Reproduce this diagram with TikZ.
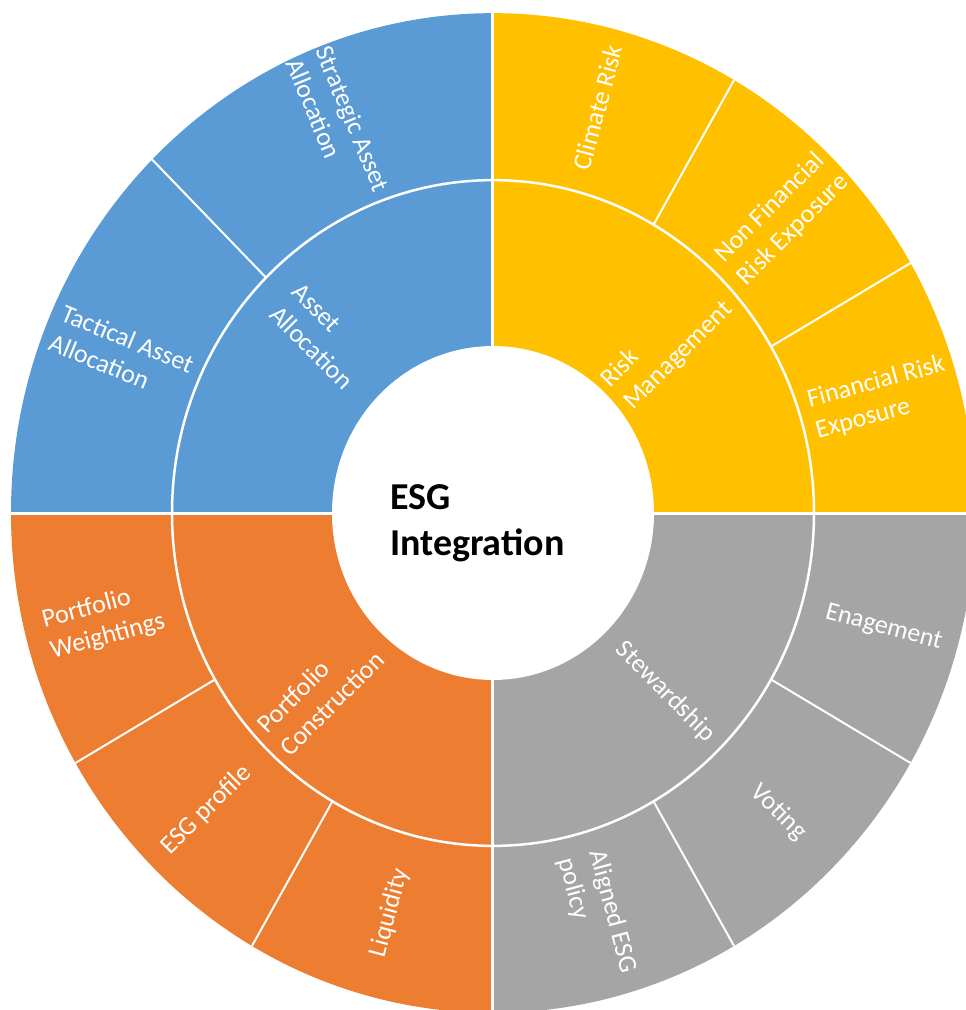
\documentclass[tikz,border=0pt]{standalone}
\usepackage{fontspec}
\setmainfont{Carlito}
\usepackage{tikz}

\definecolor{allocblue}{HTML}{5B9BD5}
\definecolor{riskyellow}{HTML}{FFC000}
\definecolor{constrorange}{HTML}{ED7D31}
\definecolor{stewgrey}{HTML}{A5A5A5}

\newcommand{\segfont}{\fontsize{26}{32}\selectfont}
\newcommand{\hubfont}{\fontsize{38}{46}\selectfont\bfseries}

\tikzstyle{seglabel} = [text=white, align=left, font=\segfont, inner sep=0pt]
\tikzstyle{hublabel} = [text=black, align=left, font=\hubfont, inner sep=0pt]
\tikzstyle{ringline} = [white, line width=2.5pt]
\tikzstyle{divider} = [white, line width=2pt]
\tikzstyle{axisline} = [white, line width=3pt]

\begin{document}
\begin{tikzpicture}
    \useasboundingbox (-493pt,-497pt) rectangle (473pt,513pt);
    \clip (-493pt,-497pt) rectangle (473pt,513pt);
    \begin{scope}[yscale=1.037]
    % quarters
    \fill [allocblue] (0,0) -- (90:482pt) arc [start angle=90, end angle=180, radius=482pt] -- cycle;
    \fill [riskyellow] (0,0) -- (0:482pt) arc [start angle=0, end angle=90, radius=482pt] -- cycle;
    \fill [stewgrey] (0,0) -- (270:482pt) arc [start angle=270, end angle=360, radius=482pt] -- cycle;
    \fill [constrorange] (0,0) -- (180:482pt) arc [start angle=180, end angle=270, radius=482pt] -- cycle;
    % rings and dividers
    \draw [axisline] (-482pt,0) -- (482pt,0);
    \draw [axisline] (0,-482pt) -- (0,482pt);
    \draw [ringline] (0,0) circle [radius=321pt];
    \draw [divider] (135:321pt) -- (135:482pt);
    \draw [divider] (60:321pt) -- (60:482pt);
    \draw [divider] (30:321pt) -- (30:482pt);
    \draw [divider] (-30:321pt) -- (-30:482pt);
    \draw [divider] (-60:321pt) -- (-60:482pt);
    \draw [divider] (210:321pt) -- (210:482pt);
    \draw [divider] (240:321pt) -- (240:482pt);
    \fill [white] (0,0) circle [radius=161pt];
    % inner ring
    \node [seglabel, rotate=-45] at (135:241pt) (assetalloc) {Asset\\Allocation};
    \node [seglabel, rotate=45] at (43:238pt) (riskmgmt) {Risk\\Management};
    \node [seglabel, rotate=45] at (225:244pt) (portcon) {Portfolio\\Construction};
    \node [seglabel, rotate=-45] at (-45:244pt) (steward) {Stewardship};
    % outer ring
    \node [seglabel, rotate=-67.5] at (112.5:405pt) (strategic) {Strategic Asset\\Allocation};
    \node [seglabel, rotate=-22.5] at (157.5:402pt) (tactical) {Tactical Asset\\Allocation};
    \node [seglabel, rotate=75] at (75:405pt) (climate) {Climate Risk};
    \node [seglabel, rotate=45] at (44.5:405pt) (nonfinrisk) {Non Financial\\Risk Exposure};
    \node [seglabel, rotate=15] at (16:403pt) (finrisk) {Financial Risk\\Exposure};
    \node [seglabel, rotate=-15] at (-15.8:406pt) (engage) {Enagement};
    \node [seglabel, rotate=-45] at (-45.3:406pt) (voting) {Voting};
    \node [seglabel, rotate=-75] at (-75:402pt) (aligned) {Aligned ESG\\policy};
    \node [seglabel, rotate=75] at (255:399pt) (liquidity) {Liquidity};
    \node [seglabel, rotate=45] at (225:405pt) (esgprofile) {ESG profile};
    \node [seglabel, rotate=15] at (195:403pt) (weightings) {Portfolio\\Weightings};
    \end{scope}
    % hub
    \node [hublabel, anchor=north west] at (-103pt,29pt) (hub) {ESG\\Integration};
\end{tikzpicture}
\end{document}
--
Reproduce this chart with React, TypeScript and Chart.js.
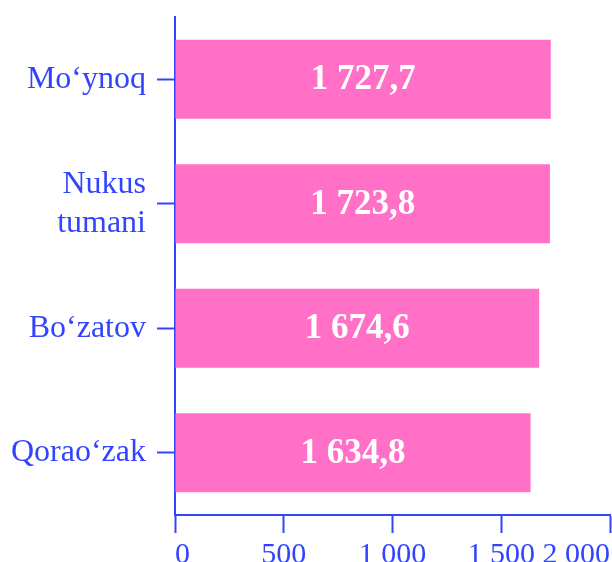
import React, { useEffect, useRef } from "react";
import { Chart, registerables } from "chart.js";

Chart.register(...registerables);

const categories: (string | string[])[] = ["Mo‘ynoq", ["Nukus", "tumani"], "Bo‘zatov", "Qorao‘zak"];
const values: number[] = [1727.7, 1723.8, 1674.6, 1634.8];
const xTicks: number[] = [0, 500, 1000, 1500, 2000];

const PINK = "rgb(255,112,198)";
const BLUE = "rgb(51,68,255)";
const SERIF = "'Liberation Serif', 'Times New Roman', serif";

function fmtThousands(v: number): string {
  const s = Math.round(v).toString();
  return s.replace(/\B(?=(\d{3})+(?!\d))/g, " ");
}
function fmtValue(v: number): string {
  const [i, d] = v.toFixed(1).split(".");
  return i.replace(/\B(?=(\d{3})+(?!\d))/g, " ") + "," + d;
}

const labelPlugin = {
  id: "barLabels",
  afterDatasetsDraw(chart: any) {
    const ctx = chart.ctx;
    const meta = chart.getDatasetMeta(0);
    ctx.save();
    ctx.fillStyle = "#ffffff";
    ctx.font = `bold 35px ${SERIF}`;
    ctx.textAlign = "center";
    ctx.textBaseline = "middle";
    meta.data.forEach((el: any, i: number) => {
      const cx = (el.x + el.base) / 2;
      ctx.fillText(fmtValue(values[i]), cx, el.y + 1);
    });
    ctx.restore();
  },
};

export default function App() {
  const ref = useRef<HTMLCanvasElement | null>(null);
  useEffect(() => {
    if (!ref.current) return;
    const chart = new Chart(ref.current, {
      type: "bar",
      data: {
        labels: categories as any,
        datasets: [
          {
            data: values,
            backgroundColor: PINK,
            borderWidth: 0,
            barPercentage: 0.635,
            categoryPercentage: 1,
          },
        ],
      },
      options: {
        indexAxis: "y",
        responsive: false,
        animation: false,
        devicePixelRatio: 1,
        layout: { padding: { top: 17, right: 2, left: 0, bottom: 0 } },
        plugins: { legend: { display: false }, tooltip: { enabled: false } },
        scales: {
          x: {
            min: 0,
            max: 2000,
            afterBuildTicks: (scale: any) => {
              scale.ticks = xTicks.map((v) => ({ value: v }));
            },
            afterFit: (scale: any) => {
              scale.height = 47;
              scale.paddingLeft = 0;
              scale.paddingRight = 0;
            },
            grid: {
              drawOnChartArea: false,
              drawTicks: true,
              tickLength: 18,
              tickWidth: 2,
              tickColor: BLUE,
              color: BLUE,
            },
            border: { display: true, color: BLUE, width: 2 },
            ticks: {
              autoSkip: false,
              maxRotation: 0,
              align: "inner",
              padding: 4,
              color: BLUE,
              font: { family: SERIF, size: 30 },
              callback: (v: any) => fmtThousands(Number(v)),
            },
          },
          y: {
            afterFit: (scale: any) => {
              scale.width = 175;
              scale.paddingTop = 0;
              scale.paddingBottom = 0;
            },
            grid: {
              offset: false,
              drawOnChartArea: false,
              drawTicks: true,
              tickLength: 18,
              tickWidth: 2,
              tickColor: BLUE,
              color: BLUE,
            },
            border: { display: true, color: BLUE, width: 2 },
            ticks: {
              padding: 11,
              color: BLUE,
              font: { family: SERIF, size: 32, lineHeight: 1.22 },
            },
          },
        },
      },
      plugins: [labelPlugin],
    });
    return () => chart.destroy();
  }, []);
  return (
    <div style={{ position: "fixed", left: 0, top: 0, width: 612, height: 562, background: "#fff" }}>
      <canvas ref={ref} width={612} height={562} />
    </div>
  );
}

### THE EXERCISE
Repeat exactly the lines above, from the line that contains "Reproduce this diagram with TikZ." down through the line that contains "[white, line width=3pt]". Include both of those lines and none of the pictures.

### ANSWER TO THIS PROBLEM
Reproduce this diagram with TikZ.
\documentclass[tikz,border=0pt]{standalone}
\usepackage{fontspec}
\setmainfont{Carlito}
\usepackage{tikz}

\definecolor{allocblue}{HTML}{5B9BD5}
\definecolor{riskyellow}{HTML}{FFC000}
\definecolor{constrorange}{HTML}{ED7D31}
\definecolor{stewgrey}{HTML}{A5A5A5}

\newcommand{\segfont}{\fontsize{26}{32}\selectfont}
\newcommand{\hubfont}{\fontsize{38}{46}\selectfont\bfseries}

\tikzstyle{seglabel} = [text=white, align=left, font=\segfont, inner sep=0pt]
\tikzstyle{hublabel} = [text=black, align=left, font=\hubfont, inner sep=0pt]
\tikzstyle{ringline} = [white, line width=2.5pt]
\tikzstyle{divider} = [white, line width=2pt]
\tikzstyle{axisline} = [white, line width=3pt]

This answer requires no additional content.